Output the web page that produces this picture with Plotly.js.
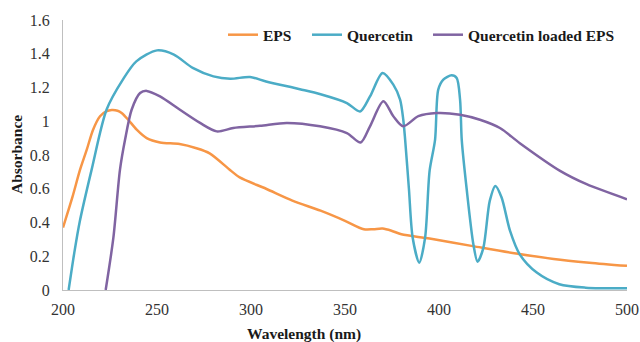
<!DOCTYPE html>
<html>
<head>
<meta charset="utf-8">
<script src="https://cdn.plot.ly/plotly-3.0.1.min.js"></script>
<style>
  html, body { margin: 0; padding: 0; background: #fff; }
  #chart { width: 640px; height: 342px; }
</style>
</head>
<body>
<div id="chart"></div>
<script>
// Series names
const seriesNames = ["EPS", "Quercetin", "Quercetin loaded EPS"];

// EPS
const epsX = [200, 205, 209, 212.6, 216, 219.7, 223, 226, 229, 231.2, 234.7, 239.2, 244.5, 251.6, 262, 271, 278, 289, 294, 308, 322, 337, 350, 360, 365, 370, 375, 380, 395, 418, 441, 461, 480, 500];
const epsY = [0.37, 0.55, 0.71, 0.83, 0.95, 1.03, 1.058, 1.066, 1.062, 1.049, 1.009, 0.95, 0.90, 0.874, 0.865, 0.84, 0.81, 0.71, 0.667, 0.60, 0.53, 0.47, 0.41, 0.36, 0.36, 0.364, 0.35, 0.33, 0.305, 0.26, 0.216, 0.184, 0.162, 0.143];

// Quercetin
const qX = [203, 206, 209, 215.2, 223.2, 232, 239, 250, 259, 269, 280, 289, 299.5, 308, 326, 337, 351, 358, 363.3, 370, 375.7, 379.3, 381, 382, 384, 386, 389.5, 392.6, 395, 397.9, 399.6, 402.3, 406.7, 409.4, 411.2, 412.1, 414.7, 418.3, 420.5, 423.6, 427, 430, 433.3, 437.8, 443, 452, 464, 478, 500];
const qY = [0, 0.22, 0.41, 0.712, 1.07, 1.25, 1.355, 1.42, 1.395, 1.316, 1.266, 1.252, 1.262, 1.236, 1.19, 1.16, 1.108, 1.058, 1.147, 1.286, 1.217, 1.128, 1.009, 0.89, 0.6, 0.31, 0.162, 0.31, 0.706, 0.89, 1.187, 1.246, 1.272, 1.256, 1.128, 0.89, 0.6, 0.27, 0.168, 0.25, 0.528, 0.617, 0.548, 0.35, 0.21, 0.103, 0.034, 0.014, 0.01];

// Quercetin loaded EPS
const qlX = [222.7, 226.8, 230.3, 233, 236.5, 241, 244.5, 251.6, 262.2, 272.9, 281.8, 290.6, 304.8, 319, 336.7, 351, 358.3, 363.3, 370.4, 375.7, 381, 389, 398.8, 411.2, 421.8, 432.4, 443, 464.4, 478.5, 500];
const qlY = [0, 0.31, 0.712, 0.89, 1.068, 1.167, 1.18, 1.147, 1.068, 0.99, 0.94, 0.96, 0.973, 0.99, 0.97, 0.93, 0.874, 0.97, 1.118, 1.03, 0.97, 1.03, 1.049, 1.039, 1.009, 0.96, 0.87, 0.706, 0.627, 0.538];

const colors = ["#F79646", "#4BACC6", "#8064A2"];

const FONT = "Liberation Serif, Times New Roman, serif";

function tr(x, y, i, legendId) {
  return {
    x: x, y: y, type: "scatter", mode: "lines", name: seriesNames[i],
    line: { color: colors[i], width: 2.5, shape: "spline", smoothing: 0.8 },
    legend: legendId, showlegend: true
  };
}

const data = [
  tr(epsX, epsY, 0, "legend"),
  tr(qX, qY, 1, "legend2"),
  tr(qlX, qlY, 2, "legend3")
];

const legendCommon = {
  orientation: "h", yanchor: "middle", xanchor: "left", y: 0.944,
  bgcolor: "rgba(0,0,0,0)", borderwidth: 0,
  font: { family: FONT, size: 15.5, color: "#1a1a1a", weight: "bold" }
};

const layout = {
  width: 640, height: 342,
  margin: { l: 63, r: 13, t: 20, b: 52 },
  paper_bgcolor: "#fff", plot_bgcolor: "#fff",
  font: { family: FONT, size: 16, color: "#333" },
  showlegend: true,
  legend: Object.assign({}, legendCommon, { x: 0.2837 }),
  legend2: Object.assign({}, legendCommon, { x: 0.4326 }),
  legend3: Object.assign({}, legendCommon, { x: 0.6472 }),
  xaxis: {
    range: [200, 500], dtick: 50, tick0: 200,
    showgrid: false, zeroline: false,
    showline: true, linecolor: "#BFBFBF", linewidth: 1,
    ticks: "", ticklabelstandoff: 5,
    tickfont: { family: FONT, size: 16, color: "#333" }
  },
  yaxis: {
    range: [0, 1.6], dtick: 0.2, tick0: 0,
    showgrid: false, zeroline: false,
    showline: true, linecolor: "#BFBFBF", linewidth: 1,
    ticks: "", ticklabelstandoff: 9,
    tickfont: { family: FONT, size: 16, color: "#333" }
  },
  annotations: [
    { text: "<b>Wavelength (nm)</b>", xref: "paper", yref: "paper", x: 0.4273, y: -0.163,
      xanchor: "center", yanchor: "middle", showarrow: false,
      font: { family: FONT, size: 15.5, color: "#1a1a1a" } },
    { text: "<b>Absorbance</b>", xref: "paper", yref: "paper", x: -0.0833, y: 0.5,
      xanchor: "center", yanchor: "middle", textangle: -90, showarrow: false,
      font: { family: FONT, size: 15.5, color: "#1a1a1a" } }
  ]
};

Plotly.newPlot("chart", data, layout, { displayModeBar: false, staticPlot: true });
</script>
</body>
</html>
○ ○ ○ ○
Task directions ▸
Every line from the top of the material above through the line with "0.184, 0.162, 0.143];" should be duplicated exactly, please; leave out the pictures.

Worked answer ▸
Output the web page that produces this picture with Plotly.js.
<!DOCTYPE html>
<html>
<head>
<meta charset="utf-8">
<script src="https://cdn.plot.ly/plotly-3.0.1.min.js"></script>
<style>
  html, body { margin: 0; padding: 0; background: #fff; }
  #chart { width: 640px; height: 342px; }
</style>
</head>
<body>
<div id="chart"></div>
<script>
// Series names
const seriesNames = ["EPS", "Quercetin", "Quercetin loaded EPS"];

// EPS
const epsX = [200, 205, 209, 212.6, 216, 219.7, 223, 226, 229, 231.2, 234.7, 239.2, 244.5, 251.6, 262, 271, 278, 289, 294, 308, 322, 337, 350, 360, 365, 370, 375, 380, 395, 418, 441, 461, 480, 500];
const epsY = [0.37, 0.55, 0.71, 0.83, 0.95, 1.03, 1.058, 1.066, 1.062, 1.049, 1.009, 0.95, 0.90, 0.874, 0.865, 0.84, 0.81, 0.71, 0.667, 0.60, 0.53, 0.47, 0.41, 0.36, 0.36, 0.364, 0.35, 0.33, 0.305, 0.26, 0.216, 0.184, 0.162, 0.143];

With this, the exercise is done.